Bursa dışındaki şehirlerde ya da yurt dışında projeniz oldu mu?
Bursa dışında, özellikle İstanbul'da olmak üzere Eskişehir, Kütahya, Bilecik gibi illerde çok sayıda önemli projemizi hayata geçirdik. Yanı sıra yurtdışında da yapmış olduğumuz işler var. Rotamızın bir yönünü de yurt dışına çevirdik. Yurt dışına da çok fazla yatırım yapıyoruz. Yıllardır yapmış olduğumuz yatırımlar aslında yeni yeni kendini gösteriyor ama daha küçük adımlarla şu an kendini göstermeye başladı. New Murabba aktivasyon merkezi projesi bizim için çok önemli. Riyad'da dünyanın şu an en büyük yatırımlarından bir tanesi bu. Ana merkez binası aktivasyon projesinin tüm iç mekan tasarımlarının hepsini biz yaptık. Bizim için çok iyi bir referans oldu bu. Bununla beraber Dubai'de özellikle EQ Holding'in idare binasının tasarımlarını ve oradaki birçok villanın iç mekan tasarımlarını yaptık. Bunlar da bizim için iyi bir referans oldu.

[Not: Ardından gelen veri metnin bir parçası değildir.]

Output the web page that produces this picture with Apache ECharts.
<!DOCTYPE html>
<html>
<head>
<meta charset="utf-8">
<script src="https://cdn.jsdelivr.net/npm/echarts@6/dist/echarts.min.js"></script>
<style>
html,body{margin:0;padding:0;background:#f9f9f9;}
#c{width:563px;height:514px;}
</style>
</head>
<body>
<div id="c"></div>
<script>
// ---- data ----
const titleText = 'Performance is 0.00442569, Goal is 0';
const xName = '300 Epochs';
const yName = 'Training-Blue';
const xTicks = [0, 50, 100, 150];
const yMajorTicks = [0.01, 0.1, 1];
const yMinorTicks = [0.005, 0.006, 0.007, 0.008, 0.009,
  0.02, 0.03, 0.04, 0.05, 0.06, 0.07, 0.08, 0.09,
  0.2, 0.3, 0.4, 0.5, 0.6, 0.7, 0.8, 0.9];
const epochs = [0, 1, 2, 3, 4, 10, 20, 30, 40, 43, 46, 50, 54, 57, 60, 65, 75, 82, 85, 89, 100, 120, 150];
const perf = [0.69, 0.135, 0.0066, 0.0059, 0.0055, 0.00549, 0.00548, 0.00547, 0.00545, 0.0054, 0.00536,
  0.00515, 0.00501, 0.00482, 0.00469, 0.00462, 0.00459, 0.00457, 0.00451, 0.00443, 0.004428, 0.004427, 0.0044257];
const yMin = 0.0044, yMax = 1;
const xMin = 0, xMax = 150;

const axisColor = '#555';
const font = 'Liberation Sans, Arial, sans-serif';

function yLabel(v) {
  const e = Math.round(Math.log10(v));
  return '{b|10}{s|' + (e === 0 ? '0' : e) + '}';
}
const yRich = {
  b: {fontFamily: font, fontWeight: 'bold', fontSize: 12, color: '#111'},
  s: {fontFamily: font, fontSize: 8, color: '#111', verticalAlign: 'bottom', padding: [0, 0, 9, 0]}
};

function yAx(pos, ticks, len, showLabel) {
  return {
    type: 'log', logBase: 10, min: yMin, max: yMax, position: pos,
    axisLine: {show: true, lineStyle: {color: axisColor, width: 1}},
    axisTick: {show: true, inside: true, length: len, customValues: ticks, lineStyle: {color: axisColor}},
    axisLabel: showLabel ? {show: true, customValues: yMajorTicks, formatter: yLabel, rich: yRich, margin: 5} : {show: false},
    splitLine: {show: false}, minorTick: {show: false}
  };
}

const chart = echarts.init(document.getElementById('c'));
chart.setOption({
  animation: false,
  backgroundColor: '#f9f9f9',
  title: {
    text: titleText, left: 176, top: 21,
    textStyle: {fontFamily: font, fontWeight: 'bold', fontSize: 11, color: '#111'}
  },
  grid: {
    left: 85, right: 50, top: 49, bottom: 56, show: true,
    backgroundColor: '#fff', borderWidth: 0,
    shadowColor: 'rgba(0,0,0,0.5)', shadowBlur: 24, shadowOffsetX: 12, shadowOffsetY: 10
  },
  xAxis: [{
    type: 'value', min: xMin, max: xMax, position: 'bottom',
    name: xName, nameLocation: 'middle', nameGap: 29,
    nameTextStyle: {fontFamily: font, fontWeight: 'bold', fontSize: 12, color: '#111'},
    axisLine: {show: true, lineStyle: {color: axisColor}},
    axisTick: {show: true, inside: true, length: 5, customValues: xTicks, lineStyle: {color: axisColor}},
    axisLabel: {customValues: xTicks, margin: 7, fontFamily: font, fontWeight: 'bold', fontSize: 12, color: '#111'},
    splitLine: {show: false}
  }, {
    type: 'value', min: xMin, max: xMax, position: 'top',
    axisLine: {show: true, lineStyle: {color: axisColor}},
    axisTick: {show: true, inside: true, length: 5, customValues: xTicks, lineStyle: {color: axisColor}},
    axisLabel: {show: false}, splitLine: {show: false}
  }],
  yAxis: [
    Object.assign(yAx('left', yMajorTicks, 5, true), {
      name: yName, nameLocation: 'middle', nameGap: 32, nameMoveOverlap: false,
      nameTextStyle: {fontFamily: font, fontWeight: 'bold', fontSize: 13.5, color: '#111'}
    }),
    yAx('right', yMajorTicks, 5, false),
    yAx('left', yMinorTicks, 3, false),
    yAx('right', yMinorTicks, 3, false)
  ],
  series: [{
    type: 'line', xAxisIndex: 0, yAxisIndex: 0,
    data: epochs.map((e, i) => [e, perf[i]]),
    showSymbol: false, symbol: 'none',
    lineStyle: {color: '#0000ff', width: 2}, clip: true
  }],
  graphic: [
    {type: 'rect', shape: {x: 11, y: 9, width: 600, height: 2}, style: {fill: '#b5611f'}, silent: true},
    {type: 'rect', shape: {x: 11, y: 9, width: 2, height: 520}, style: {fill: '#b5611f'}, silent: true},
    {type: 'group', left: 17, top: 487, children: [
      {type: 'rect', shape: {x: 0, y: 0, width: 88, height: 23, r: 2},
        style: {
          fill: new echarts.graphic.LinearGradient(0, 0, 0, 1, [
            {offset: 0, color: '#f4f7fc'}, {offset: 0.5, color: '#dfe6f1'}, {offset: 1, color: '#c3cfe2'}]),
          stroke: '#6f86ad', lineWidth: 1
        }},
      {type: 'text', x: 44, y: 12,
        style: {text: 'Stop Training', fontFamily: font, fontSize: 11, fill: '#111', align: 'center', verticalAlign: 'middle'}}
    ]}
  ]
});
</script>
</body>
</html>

Şu ana kadar kaç proje ürettiniz?
İnşa anlamına baktığımızda 300'den fazla proje vardır.Proje anlamına baktığımızda ben toplamda 700’ün üzerinde proje olacağını düşünüyorum. Çok fazla kesime hitap edebiliyoruz. 10 senelik bir firmayız ve 700’ün üzerinde proje ürettik.
Hedefleriniz nelerdir?
Biz Senfoni Mimarlık olarak “Design and Build” kavramı üzerine çok yoğun şekilde mesaj arıyoruz. Yani tasarlamak ve yapmak. Tasarlamak ve oluşturmak, üretmek. Bizim hedefimiz bu kavramı, yani bir şeyin doğru şekilde tasarlanıp, doğru şekilde üretilmesi,inşaatın doğru şekilde üretilmesiyle alakalı bir rol model oluşturmak istiyoruz. Örnek olmak istiyoruz aslında. Hem lokalde, Bursa içerisinde, hem de Türkiye'de yapmış olduğumuz yatırımlara, yapmış olduğumuz projelere yenilerini eklemek istiyoruz. Aynı zamanda da, yurt dışına da, inşallah Türk bayrağını dalgalandırarak, oralarda da hem ülkemizi temsil edip, hem de bu vizyonumuzu ve iş yapı şeklimizi ve kalitemizi bu ülkelerde göstermek istiyoruz.